Anton Tchékhov est un farceur, plus précisément un auteur de farces. Il s'agit ici de deux farces en un acte, datant de 1888 : Une demande en mariage et L'Ours. On y a ajouté en fin de volume un court récit de 1886, une attrape, une petite tromperie, intitulé Raté. Les petites pièces en un acte, ces petites farces comiques et tragi-comiques, sont des tableaux de moeurs où s'exprime pleinement la drôlerie, l'humour particulier de Tchékhov. »La drôlerie de Tchékhov est d'une saveur, d'une violence grotesque incomparables. Elle n'est pas toujours prisonnière de la démonstration satirique, mais sait être folle, échevelée, jongler pour le plaisir avec les mots, les masques, l'absurde et le fantasque.» L'intérêt de l'édition réside aussi dans la fabrication de l'ouvrage. Tout est ici un peu farceur : le papier nappe de la jaquette, la mise en page des dialogues, la couleur des papiers, le petit format. Nous reprenons le format des Demi-Cosaques, une collection dans laquelle ont été publiés les livres de Max Frisch, Frans Masereel, Marcel Proust (Mort de ma grand-mère) et prochainement les Sonnets de Shakespeare. P.-S. : Deux ans plus tard, dans un registre plus grave, Tchékhov partira pour Sakhaline, l'île des bagnards. Il traverse toute la Russie et la Sibérie. Nous avons publié deux volumes relatant ce périple et cette enquête : - L'Amour est une région bien intéressante - Sakhaline.

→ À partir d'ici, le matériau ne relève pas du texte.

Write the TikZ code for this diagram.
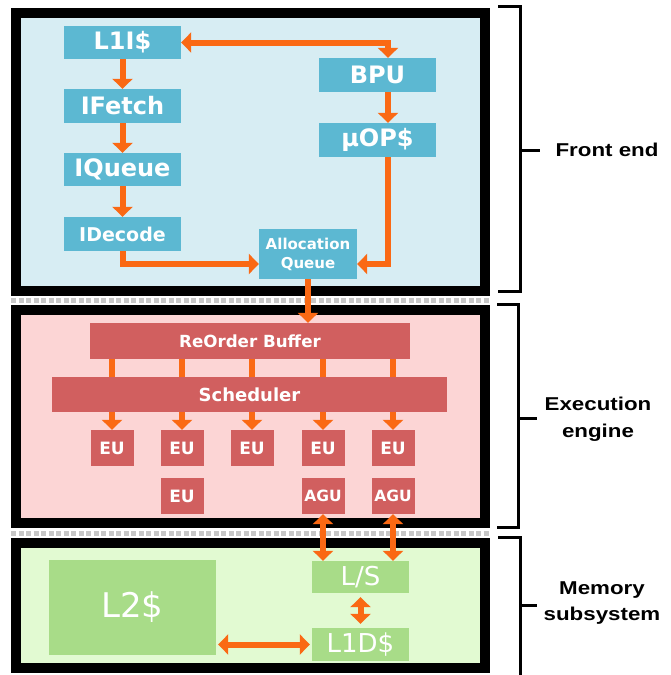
\documentclass[tikz,border=0pt]{standalone}
\usepackage{fontspec}
\setmainfont{DejaVu Sans}
\newfontfamily\lblfont[FakeStretch=1.2]{Liberation Sans}
\usetikzlibrary{arrows.meta}
\definecolor{orng}{RGB}{250,105,20}
\definecolor{feback}{RGB}{215,237,243}
\definecolor{febox}{RGB}{92,184,210}
\definecolor{exback}{RGB}{252,213,213}
\definecolor{exbox}{RGB}{209,95,95}
\definecolor{meback}{RGB}{226,250,210}
\definecolor{mebox}{RGB}{168,220,136}
\begin{document}
\begin{tikzpicture}[x=1pt,y=-1pt,
 panel/.style={draw=black, line width=10pt},
 blk/.style={inner sep=0pt, text=white, align=center},
 fe/.style={blk, fill=febox},
 ex/.style={blk, fill=exbox},
 me/.style={blk, fill=mebox},
 conn/.style={draw=orng, line width=6pt},
 arr/.style={conn, -{Triangle[length=10pt,width=20pt]}},
 barr/.style={conn, {Triangle[length=10pt,width=20pt]}-{Triangle[length=10pt,width=20pt]}},
 brk/.style={draw=black, line width=3pt},
 lbl/.style={align=center, font=\lblfont\bfseries\fontsize{18.6}{26.5}\selectfont},
 gap/.style={draw=black!22, line width=5pt, dash pattern=on 5pt off 2.5pt}
]
\useasboundingbox (0,0) rectangle (670,675);

% panels
\draw[panel, fill=feback] (16,13) rectangle (485,291);
\draw[panel, fill=exback] (16,310) rectangle (485,523);
\draw[panel, fill=meback] (16,543) rectangle (485,668);
\draw[gap] (11,300.5) -- (490,300.5);
\draw[gap] (11,533) -- (490,533);

% front end
\begin{scope}[every node/.append style={font=\bfseries\fontsize{24}{28}\selectfont}]
\node[fe, minimum width=117pt, minimum height=33pt] (L1I) at (122.5,42.5) {L1I\$};
\node[fe, minimum width=117pt, minimum height=34pt] (IFetch) at (122.5,106) {IFetch};
\node[fe, minimum width=117pt, minimum height=33pt] (IQueue) at (122.5,169.5) {IQueue};
\node[fe, minimum width=117pt, minimum height=34pt, font=\bfseries\fontsize{19}{23}\selectfont] (IDecode) at (122.5,234) {IDecode};
\node[fe, minimum width=117pt, minimum height=34pt] (BPU) at (377.5,75) {BPU};
\node[fe, minimum width=117pt, minimum height=34pt] (uOP) at (377.5,140) {µOP\$};
\node[fe, minimum width=98pt, minimum height=50pt, font=\bfseries\fontsize{15}{19}\selectfont] (AQ) at (308,254) {Allocation\\Queue};
\end{scope}

\draw[barr] (L1I.east) -| ([xshift=10.5pt]BPU.north);
\draw[arr] (L1I.south) -- (IFetch.north);
\draw[arr] (IFetch.south) -- (IQueue.north);
\draw[arr] (IQueue.south) -- (IDecode.north);
\draw[arr] ([xshift=10.5pt]BPU.south) -- ([xshift=10.5pt]uOP.north);
\draw[arr] (IDecode.south) |- ([yshift=-10pt]AQ.west);
\draw[arr] ([xshift=10.5pt]uOP.south) |- ([yshift=-10pt]AQ.east);

% execution engine
\node[ex, minimum width=320pt, minimum height=36pt, font=\bfseries\fontsize{16.7}{20}\selectfont] (ROB) at (250,341) {ReOrder Buffer};
\node[ex, minimum width=395pt, minimum height=35pt, font=\bfseries\fontsize{18}{22}\selectfont] (SCH) at (249.5,394.5) {Scheduler};
\begin{scope}[every node/.append style={ex, minimum width=43pt, minimum height=36pt, font=\bfseries\fontsize{17}{20}\selectfont}]
\node (EU1) at (112,448) {EU};
\node (EU2) at (182,448) {EU};
\node (EU3) at (252,448) {EU};
\node (EU4) at (323,448) {EU};
\node (EU5) at (393,448) {EU};
\node (EU6) at (182,496) {EU};
\node[font=\bfseries\fontsize{15.5}{19}\selectfont] (AGU1) at (323,496) {AGU};
\node[font=\bfseries\fontsize{15.5}{19}\selectfont] (AGU2) at (393,496) {AGU};
\end{scope}

\draw[arr] (AQ.south) -- (AQ.south |- ROB.north);
\foreach \e in {EU1,EU2,EU3,EU4,EU5}{
  \draw[conn] (\e.north |- ROB.south) -- (\e.north |- SCH.north);
  \draw[arr] (\e.north |- SCH.south) -- (\e.north);
}

% memory subsystem
\node[me, minimum width=167pt, minimum height=95pt, font=\fontsize{34}{38}\selectfont] (L2) at (132.5,607.5) {L2\$};
\node[me, minimum width=97pt, minimum height=32pt, font=\fontsize{26}{30}\selectfont] (LS) at (360.5,577) {L/S};
\node[me, minimum width=97pt, minimum height=33pt, font=\fontsize{26}{30}\selectfont] (L1D) at (360.5,644.5) {L1D\$};

\draw[barr] (AGU1.south) -- (AGU1.south |- LS.north);
\draw[barr] (AGU2.south) -- (AGU2.south |- LS.north);
\draw[barr, shorten <=4pt, shorten >=4pt] (LS.south) -- (L1D.north);
\draw[barr, shorten <=2pt, shorten >=2pt] (L2.east |- L1D.west) -- (L1D.west);

% brackets and labels
\draw[brk] (498,6) -- (520,6) -- (520,291) -- (498,291);
\draw[brk] (520,150) -- (540,150);
\node[lbl] (tfe) at (607,150) {Front end};
\draw[brk] (497,304) -- (518,304) -- (518,527) -- (497,527);
\draw[brk] (518,418) -- (537,418);
\node[lbl] (tex) at (598,419) {Execution\\engine};
\draw[brk] (498,537) -- (520,537) -- (520,676);
\draw[brk] (520,605) -- (537,605);
\node[lbl] (tme) at (602,603) {Memory\\subsystem};
\end{tikzpicture}
\end{document}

Tchékhov séjourne à Sakhaline trois mois. Pénétrant dans toutes les prisons et habitations, il parle à des forçats, à des relégués, il interroge, remplit des milliers de fiches, assiste à des peines corporelles. Il voit la faim,la prostitution et la débauche, et mesure ce qui sépare les conditions réelles de vie à Sakhaline des propos humanitaires tenus par les hauts fonctionnaires. L'île de Sakhaline est un livre d'écrivain, de voyageur, d'humaniste qui mêle réflexions, témoignages, compilations et observations.
Il s'avère que nous avons laissé pourrir dans les prisons des millions d'hommes, que nous les y avons laissé pourrir en vain, sans raison, de façon barbare; nous avons fait parcourir des dizaines de milliers de verstes dans le froid à des hommes enchaînés, nous les avons rendus syphilitiques, nous les avons corrompus, nous avons augmenté le nombre de criminels, et nous avons rejeté la faute sur les gardiens de prison au nez rouge. Aujourd'hui toute l'Europe cultivée sait quels sont les responsables: non pas les gardiens mais chacun de nous.